(Records with drawing code)

☆ ☆ ☆ ☆ ☆

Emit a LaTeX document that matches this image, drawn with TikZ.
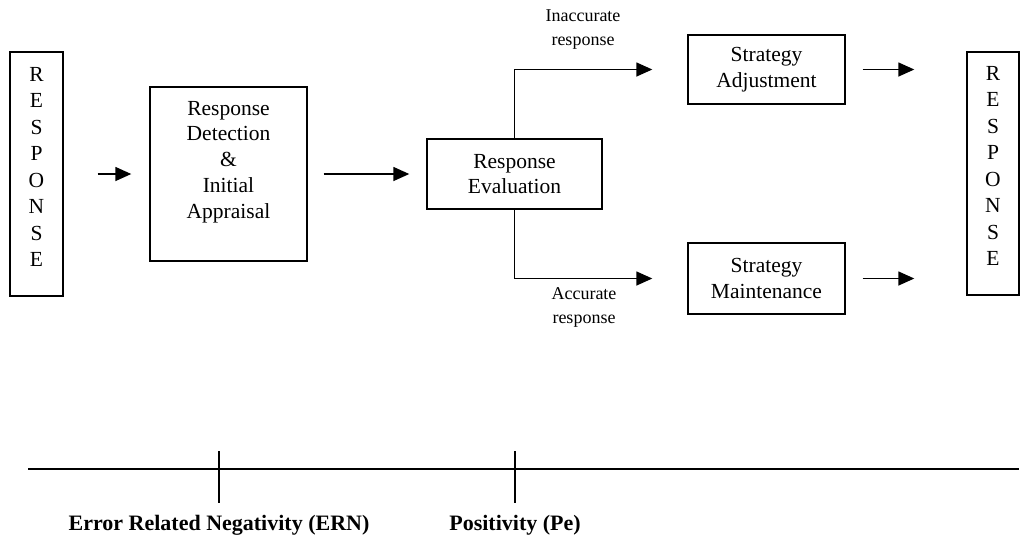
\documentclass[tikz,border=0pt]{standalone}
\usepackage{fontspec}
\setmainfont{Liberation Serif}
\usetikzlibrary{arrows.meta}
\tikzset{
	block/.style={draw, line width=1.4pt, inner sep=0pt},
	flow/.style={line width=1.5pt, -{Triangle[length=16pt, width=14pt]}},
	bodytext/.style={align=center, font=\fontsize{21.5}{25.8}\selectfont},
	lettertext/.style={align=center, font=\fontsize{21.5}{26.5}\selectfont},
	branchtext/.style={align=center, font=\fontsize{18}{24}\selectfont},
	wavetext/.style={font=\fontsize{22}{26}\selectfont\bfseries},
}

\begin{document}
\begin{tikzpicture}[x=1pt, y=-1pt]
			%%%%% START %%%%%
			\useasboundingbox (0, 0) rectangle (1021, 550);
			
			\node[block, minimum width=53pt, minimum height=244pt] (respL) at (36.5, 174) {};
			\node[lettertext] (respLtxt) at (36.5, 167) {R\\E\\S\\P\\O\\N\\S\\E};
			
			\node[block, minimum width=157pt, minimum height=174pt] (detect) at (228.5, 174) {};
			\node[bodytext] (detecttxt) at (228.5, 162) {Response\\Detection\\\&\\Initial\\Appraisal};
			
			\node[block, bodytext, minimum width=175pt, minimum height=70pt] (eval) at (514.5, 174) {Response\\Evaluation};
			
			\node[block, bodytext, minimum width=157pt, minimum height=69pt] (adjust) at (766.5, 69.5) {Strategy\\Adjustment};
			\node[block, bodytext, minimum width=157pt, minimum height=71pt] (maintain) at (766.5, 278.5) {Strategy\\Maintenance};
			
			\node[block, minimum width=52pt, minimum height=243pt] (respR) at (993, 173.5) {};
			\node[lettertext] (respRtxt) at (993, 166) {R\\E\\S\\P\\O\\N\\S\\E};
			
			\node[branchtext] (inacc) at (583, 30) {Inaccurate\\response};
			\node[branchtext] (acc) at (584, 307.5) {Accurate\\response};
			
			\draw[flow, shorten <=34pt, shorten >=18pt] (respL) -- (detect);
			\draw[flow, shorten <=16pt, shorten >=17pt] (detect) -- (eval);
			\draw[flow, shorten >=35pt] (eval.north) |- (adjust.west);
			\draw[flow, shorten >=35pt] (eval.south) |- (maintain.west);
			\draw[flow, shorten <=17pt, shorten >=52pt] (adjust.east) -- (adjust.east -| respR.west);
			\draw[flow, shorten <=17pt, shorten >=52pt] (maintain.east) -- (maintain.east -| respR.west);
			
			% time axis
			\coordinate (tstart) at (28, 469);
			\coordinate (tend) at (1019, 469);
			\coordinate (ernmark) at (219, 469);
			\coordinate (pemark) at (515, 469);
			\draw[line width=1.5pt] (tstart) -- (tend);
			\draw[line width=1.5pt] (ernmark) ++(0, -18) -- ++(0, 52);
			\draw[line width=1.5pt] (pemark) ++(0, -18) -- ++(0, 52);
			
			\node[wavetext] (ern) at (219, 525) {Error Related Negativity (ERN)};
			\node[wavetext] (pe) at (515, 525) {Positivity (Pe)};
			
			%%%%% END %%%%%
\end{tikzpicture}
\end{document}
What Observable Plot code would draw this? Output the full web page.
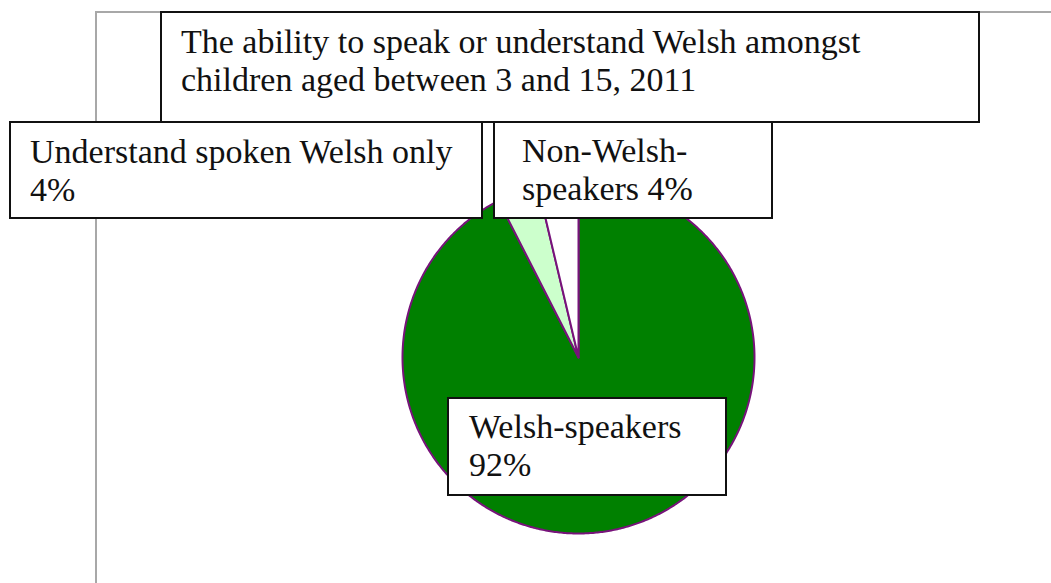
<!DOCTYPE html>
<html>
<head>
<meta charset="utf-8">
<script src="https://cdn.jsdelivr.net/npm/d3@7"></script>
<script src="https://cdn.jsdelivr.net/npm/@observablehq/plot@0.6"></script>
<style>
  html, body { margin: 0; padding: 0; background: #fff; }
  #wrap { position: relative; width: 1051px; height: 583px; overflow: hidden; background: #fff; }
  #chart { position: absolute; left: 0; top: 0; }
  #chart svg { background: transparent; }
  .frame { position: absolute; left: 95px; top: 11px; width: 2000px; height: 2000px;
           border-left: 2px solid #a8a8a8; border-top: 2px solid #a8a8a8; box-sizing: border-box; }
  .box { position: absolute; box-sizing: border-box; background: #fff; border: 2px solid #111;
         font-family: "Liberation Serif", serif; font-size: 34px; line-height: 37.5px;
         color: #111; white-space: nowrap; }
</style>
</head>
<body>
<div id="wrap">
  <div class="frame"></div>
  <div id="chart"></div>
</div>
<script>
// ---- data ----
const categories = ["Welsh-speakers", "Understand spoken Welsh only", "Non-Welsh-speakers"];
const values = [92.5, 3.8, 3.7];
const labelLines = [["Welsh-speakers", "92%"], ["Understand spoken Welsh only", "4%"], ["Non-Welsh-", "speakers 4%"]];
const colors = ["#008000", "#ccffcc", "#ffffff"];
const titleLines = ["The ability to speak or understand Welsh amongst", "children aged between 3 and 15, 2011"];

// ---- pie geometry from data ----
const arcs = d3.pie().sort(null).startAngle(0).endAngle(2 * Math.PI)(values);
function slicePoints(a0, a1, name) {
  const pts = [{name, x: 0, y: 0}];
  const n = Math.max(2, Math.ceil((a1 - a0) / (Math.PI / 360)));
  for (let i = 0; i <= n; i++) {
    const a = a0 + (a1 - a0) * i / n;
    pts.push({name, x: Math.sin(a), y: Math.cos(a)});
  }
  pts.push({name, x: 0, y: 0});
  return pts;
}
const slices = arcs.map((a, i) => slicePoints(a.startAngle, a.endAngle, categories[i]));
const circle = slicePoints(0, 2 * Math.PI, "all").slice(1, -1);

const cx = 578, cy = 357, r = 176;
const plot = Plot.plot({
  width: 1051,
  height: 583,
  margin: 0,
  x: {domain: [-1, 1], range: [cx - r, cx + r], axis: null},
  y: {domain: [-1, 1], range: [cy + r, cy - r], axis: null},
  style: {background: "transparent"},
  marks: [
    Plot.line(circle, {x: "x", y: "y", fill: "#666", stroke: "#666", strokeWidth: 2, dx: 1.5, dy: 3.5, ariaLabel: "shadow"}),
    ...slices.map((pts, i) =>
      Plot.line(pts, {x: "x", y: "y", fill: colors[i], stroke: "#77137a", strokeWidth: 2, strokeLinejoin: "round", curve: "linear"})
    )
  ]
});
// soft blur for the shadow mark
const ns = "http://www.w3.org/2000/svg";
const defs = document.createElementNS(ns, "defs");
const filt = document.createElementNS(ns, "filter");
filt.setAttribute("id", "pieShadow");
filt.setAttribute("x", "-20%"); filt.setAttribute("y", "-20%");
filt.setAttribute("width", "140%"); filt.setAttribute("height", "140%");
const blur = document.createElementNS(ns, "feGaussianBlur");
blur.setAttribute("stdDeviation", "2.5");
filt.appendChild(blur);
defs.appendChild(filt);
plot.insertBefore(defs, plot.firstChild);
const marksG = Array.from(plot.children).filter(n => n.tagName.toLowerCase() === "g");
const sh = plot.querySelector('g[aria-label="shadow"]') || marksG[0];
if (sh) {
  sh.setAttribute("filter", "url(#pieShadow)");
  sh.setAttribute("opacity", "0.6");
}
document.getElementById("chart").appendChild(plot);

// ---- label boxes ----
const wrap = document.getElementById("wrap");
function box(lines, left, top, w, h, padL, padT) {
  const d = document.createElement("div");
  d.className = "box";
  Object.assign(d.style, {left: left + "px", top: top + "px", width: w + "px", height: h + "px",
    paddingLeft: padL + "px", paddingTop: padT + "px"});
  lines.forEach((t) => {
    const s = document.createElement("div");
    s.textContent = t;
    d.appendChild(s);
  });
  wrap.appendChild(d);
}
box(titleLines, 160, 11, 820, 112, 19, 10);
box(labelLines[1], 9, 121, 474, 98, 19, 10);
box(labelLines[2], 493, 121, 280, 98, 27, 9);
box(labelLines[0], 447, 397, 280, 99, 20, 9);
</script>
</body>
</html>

☆ ☆ ☆ ☆ ☆

Quote all of the entries word for word, omitting any pictures.

Emit a LaTeX document that matches this image, drawn with TikZ.
\documentclass[tikz,border=0pt]{standalone}
\usepackage{fontspec}
\setmainfont{Liberation Serif}
\usetikzlibrary{arrows.meta}
\tikzset{
	block/.style={draw, line width=1.4pt, inner sep=0pt},
	flow/.style={line width=1.5pt, -{Triangle[length=16pt, width=14pt]}},
	bodytext/.style={align=center, font=\fontsize{21.5}{25.8}\selectfont},
	lettertext/.style={align=center, font=\fontsize{21.5}{26.5}\selectfont},
	branchtext/.style={align=center, font=\fontsize{18}{24}\selectfont},
	wavetext/.style={font=\fontsize{22}{26}\selectfont\bfseries},
}

\begin{document}
\begin{tikzpicture}[x=1pt, y=-1pt]
			%%%%% START %%%%%
			\useasboundingbox (0, 0) rectangle (1021, 550);
			
			\node[block, minimum width=53pt, minimum height=244pt] (respL) at (36.5, 174) {};
			\node[lettertext] (respLtxt) at (36.5, 167) {R\\E\\S\\P\\O\\N\\S\\E};
			
			\node[block, minimum width=157pt, minimum height=174pt] (detect) at (228.5, 174) {};
			\node[bodytext] (detecttxt) at (228.5, 162) {Response\\Detection\\\&\\Initial\\Appraisal};
			
			\node[block, bodytext, minimum width=175pt, minimum height=70pt] (eval) at (514.5, 174) {Response\\Evaluation};
			
			\node[block, bodytext, minimum width=157pt, minimum height=69pt] (adjust) at (766.5, 69.5) {Strategy\\Adjustment};
			\node[block, bodytext, minimum width=157pt, minimum height=71pt] (maintain) at (766.5, 278.5) {Strategy\\Maintenance};
			
			\node[block, minimum width=52pt, minimum height=243pt] (respR) at (993, 173.5) {};
			\node[lettertext] (respRtxt) at (993, 166) {R\\E\\S\\P\\O\\N\\S\\E};
			
			\node[branchtext] (inacc) at (583, 30) {Inaccurate\\response};
			\node[branchtext] (acc) at (584, 307.5) {Accurate\\response};
			
			\draw[flow, shorten <=34pt, shorten >=18pt] (respL) -- (detect);
			\draw[flow, shorten <=16pt, shorten >=17pt] (detect) -- (eval);
			\draw[flow, shorten >=35pt] (eval.north) |- (adjust.west);
			\draw[flow, shorten >=35pt] (eval.south) |- (maintain.west);
			\draw[flow, shorten <=17pt, shorten >=52pt] (adjust.east) -- (adjust.east -| respR.west);
			\draw[flow, shorten <=17pt, shorten >=52pt] (maintain.east) -- (maintain.east -| respR.west);
			
			% time axis
			\coordinate (tstart) at (28, 469);
			\coordinate (tend) at (1019, 469);
			\coordinate (ernmark) at (219, 469);
			\coordinate (pemark) at (515, 469);
			\draw[line width=1.5pt] (tstart) -- (tend);
			\draw[line width=1.5pt] (ernmark) ++(0, -18) -- ++(0, 52);
			\draw[line width=1.5pt] (pemark) ++(0, -18) -- ++(0, 52);
			
			\node[wavetext] (ern) at (219, 525) {Error Related Negativity (ERN)};
			\node[wavetext] (pe) at (515, 525) {Positivity (Pe)};
			
			%%%%% END %%%%%
\end{tikzpicture}
\end{document}
What Observable Plot code would draw this? Output the full web page.
<!DOCTYPE html>
<html>
<head>
<meta charset="utf-8">
<script src="https://cdn.jsdelivr.net/npm/d3@7"></script>
<script src="https://cdn.jsdelivr.net/npm/@observablehq/plot@0.6"></script>
<style>
  html, body { margin: 0; padding: 0; background: #fff; }
  #wrap { position: relative; width: 1051px; height: 583px; overflow: hidden; background: #fff; }
  #chart { position: absolute; left: 0; top: 0; }
  #chart svg { background: transparent; }
  .frame { position: absolute; left: 95px; top: 11px; width: 2000px; height: 2000px;
           border-left: 2px solid #a8a8a8; border-top: 2px solid #a8a8a8; box-sizing: border-box; }
  .box { position: absolute; box-sizing: border-box; background: #fff; border: 2px solid #111;
         font-family: "Liberation Serif", serif; font-size: 34px; line-height: 37.5px;
         color: #111; white-space: nowrap; }
</style>
</head>
<body>
<div id="wrap">
  <div class="frame"></div>
  <div id="chart"></div>
</div>
<script>
// ---- data ----
const categories = ["Welsh-speakers", "Understand spoken Welsh only", "Non-Welsh-speakers"];
const values = [92.5, 3.8, 3.7];
const labelLines = [["Welsh-speakers", "92%"], ["Understand spoken Welsh only", "4%"], ["Non-Welsh-", "speakers 4%"]];
const colors = ["#008000", "#ccffcc", "#ffffff"];
const titleLines = ["The ability to speak or understand Welsh amongst", "children aged between 3 and 15, 2011"];

// ---- pie geometry from data ----
const arcs = d3.pie().sort(null).startAngle(0).endAngle(2 * Math.PI)(values);
function slicePoints(a0, a1, name) {
  const pts = [{name, x: 0, y: 0}];
  const n = Math.max(2, Math.ceil((a1 - a0) / (Math.PI / 360)));
  for (let i = 0; i <= n; i++) {
    const a = a0 + (a1 - a0) * i / n;
    pts.push({name, x: Math.sin(a), y: Math.cos(a)});
  }
  pts.push({name, x: 0, y: 0});
  return pts;
}
const slices = arcs.map((a, i) => slicePoints(a.startAngle, a.endAngle, categories[i]));
const circle = slicePoints(0, 2 * Math.PI, "all").slice(1, -1);

const cx = 578, cy = 357, r = 176;
const plot = Plot.plot({
  width: 1051,
  height: 583,
  margin: 0,
  x: {domain: [-1, 1], range: [cx - r, cx + r], axis: null},
  y: {domain: [-1, 1], range: [cy + r, cy - r], axis: null},
  style: {background: "transparent"},
  marks: [
    Plot.line(circle, {x: "x", y: "y", fill: "#666", stroke: "#666", strokeWidth: 2, dx: 1.5, dy: 3.5, ariaLabel: "shadow"}),
    ...slices.map((pts, i) =>
      Plot.line(pts, {x: "x", y: "y", fill: colors[i], stroke: "#77137a", strokeWidth: 2, strokeLinejoin: "round", curve: "linear"})
    )
  ]
});
// soft blur for the shadow mark
const ns = "http://www.w3.org/2000/svg";
const defs = document.createElementNS(ns, "defs");
const filt = document.createElementNS(ns, "filter");
filt.setAttribute("id", "pieShadow");
filt.setAttribute("x", "-20%"); filt.setAttribute("y", "-20%");
filt.setAttribute("width", "140%"); filt.setAttribute("height", "140%");
const blur = document.createElementNS(ns, "feGaussianBlur");
blur.setAttribute("stdDeviation", "2.5");
filt.appendChild(blur);
defs.appendChild(filt);
plot.insertBefore(defs, plot.firstChild);
const marksG = Array.from(plot.children).filter(n => n.tagName.toLowerCase() === "g");
const sh = plot.querySelector('g[aria-label="shadow"]') || marksG[0];
if (sh) {
  sh.setAttribute("filter", "url(#pieShadow)");
  sh.setAttribute("opacity", "0.6");
}
document.getElementById("chart").appendChild(plot);

// ---- label boxes ----
const wrap = document.getElementById("wrap");
function box(lines, left, top, w, h, padL, padT) {
  const d = document.createElement("div");
  d.className = "box";
  Object.assign(d.style, {left: left + "px", top: top + "px", width: w + "px", height: h + "px",
    paddingLeft: padL + "px", paddingTop: padT + "px"});
  lines.forEach((t) => {
    const s = document.createElement("div");
    s.textContent = t;
    d.appendChild(s);
  });
  wrap.appendChild(d);
}
box(titleLines, 160, 11, 820, 112, 19, 10);
box(labelLines[1], 9, 121, 474, 98, 19, 10);
box(labelLines[2], 493, 121, 280, 98, 27, 9);
box(labelLines[0], 447, 397, 280, 99, 20, 9);
</script>
</body>
</html>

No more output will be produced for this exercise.